Clint Eastwood's American Sniper continues to do boffo biz, but on this Valentine's Day it's not really what one would call a date movie. So, for our weekend film feature, how about this Clint pic, with a dozen roses and a box of chocolates? In 1995, Eastwood took a schlock novel, and turned it into a valentine to himself - The Bridges Of Madison County:
Twenty years ago, I took a woman of the opposite sex to The Bridges of Madison County. My mistake. By about 20 minutes in, I was melting into my seat, moaning at the screen and longing for Clint to take me in his manly arms and carry me to the back of his pick-up. 'You're dribbling over the popcorn,' hissed my date. In mitigation, I was one of the last in the house to fall for his weatherbeaten charm.
Eastwood's film (he stars and directs) flashes back to Iowa, 1965: Meryl Streep is alone on the farm. Her hubby has gone to the State Fair to enter his prize cow, being the kind of hayseed who prefers entering his prize cow to his wife. And then, out of nowhere, Clint appears. A wry smile wrinkling those deep-set eyes here, a soupçon of growled self-deprecation there, and soon Meryl's long-suppressed urges are bubbling up: she begins swatting her brow distractedly and gulping her iced tea. It's a chance encounter — he's a passing photojournalist — but she invites him in.
Dusty from the backroads, he freshens up in the yard, while she watches from the window. He splashes his chest, rippling his torso and hers even more so. By now, my fellow filmgoers were breathing heavily and frantically fanning themselves with empty candy boxes. Not recognizing these first stirrings of mass involuntary orgasmic shudder, I assumed the air-conditioning had broken down.

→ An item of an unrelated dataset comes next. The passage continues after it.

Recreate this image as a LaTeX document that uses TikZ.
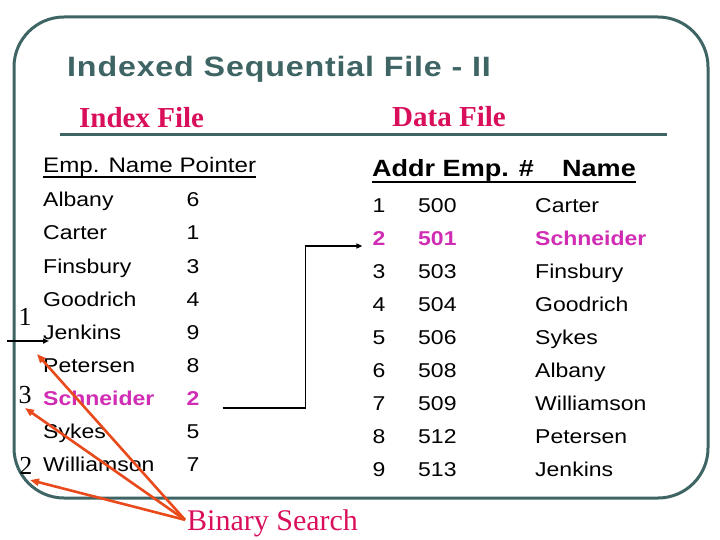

Meryl asks Clint to stay for dinner, and he lopes around the kitchen, man enough to help with the place settings and the washing-up without being asked; never once does Meryl have to say, "Go ahead, hunk. Take my tray." For decades, we underestimated this last movie star, reckoning that if a man's good at gunplay he must be hopeless at foreplay. But that moment from In The Line Of Fire, when Clint teasingly tinkles 'As Time Goes By' to Rene Russo, should have reminded us that the great defining classic of Hollywood romance needed a tough guy: like Bogart with Casablanca, Eastwood is crossing the tracks. So the small talk grows smaller and the erotic charge more palpable and every tingle in their unhurried courtship crackles round the theatre like static electricity in polyester trousers. The audience is urging them on: "Oh, God! Yes, yes!! Now!!!" we shriek silently.
But Clint goes away, having laid nothing but the table. The sexual tension is wound ever tighter: he knows he wants her, but he also knows it will be all the sweeter if he waits till tomorrow ... or next week…or maybe the sequel…
Movies pose as a stud's medium, but they're really for premature ejaculators: eyes meet across a bar, and next thing you know clothes are flying and sheets are crumpling and guitars are wailing, and that's it; they saw, they conquered, they came, all in three minutes. Eastwood's courage is in playing this seduction in real time. He was, even 20 years ago, a "senior" (in Yank English), a "pensioner" (in Brit), and, when old-timers do movies, they're supposed to show they're just as funky as the young, like Don Ameche breakdancing in Cocoon. But Clint's too cool for that stuff. In the slow-burn confidence of the dinner scene, he's signalling: there's some things we do better than you kids.
That, of course, was the consoling message of Robert James Waller's blockbusting novel. Waller so identified with his conquering hero that he even gave him the same name — Robert — and complained of the film that Eastwood had made him "very ordinary" — the implication being that, for his whimpering female fans, any one other than Waller in the role is bound to disappoint. For the rest of us, the film's great merit is that Eastwood has de-Wallered it. Gone is the unrelenting authorial voice, forever eschewing "he said" or "he replied" or "he added" in favor of things like "he quickly tacked on his caveat". Perhaps I wasn't paying attention; perhaps a caveat is a traditional Iowan contraceptive. But it gets to you after a while: the real love story in the book is between Waller and his fictional idealization.
True, that relationship is translated to the movie: Eastwood has skewed the story to Streep's point of view - which means that much of the time the camera is lingering on his weathered loveliness, just as much of a valentine to himself as Waller's book is. But you don't mind because Eastwood has better taste than Waller. Where the novel seeps maudlin country ballads, Clint's score is so smokey and jazzy he must have figured Robert Waller is Fats's brother. I mean Johnny Hartman? Singing Schwartz & Dietz? On a radio station in rural Iowa?
But, when Hartman sings, as Meryl stands framed in the doorway with a silly six-buck party frock accentuating her beefy hips, the trick works: in toughening the story, Eastwood justifies the romance. In When Dirty Harry Met Sally, no one has to fake orgasm.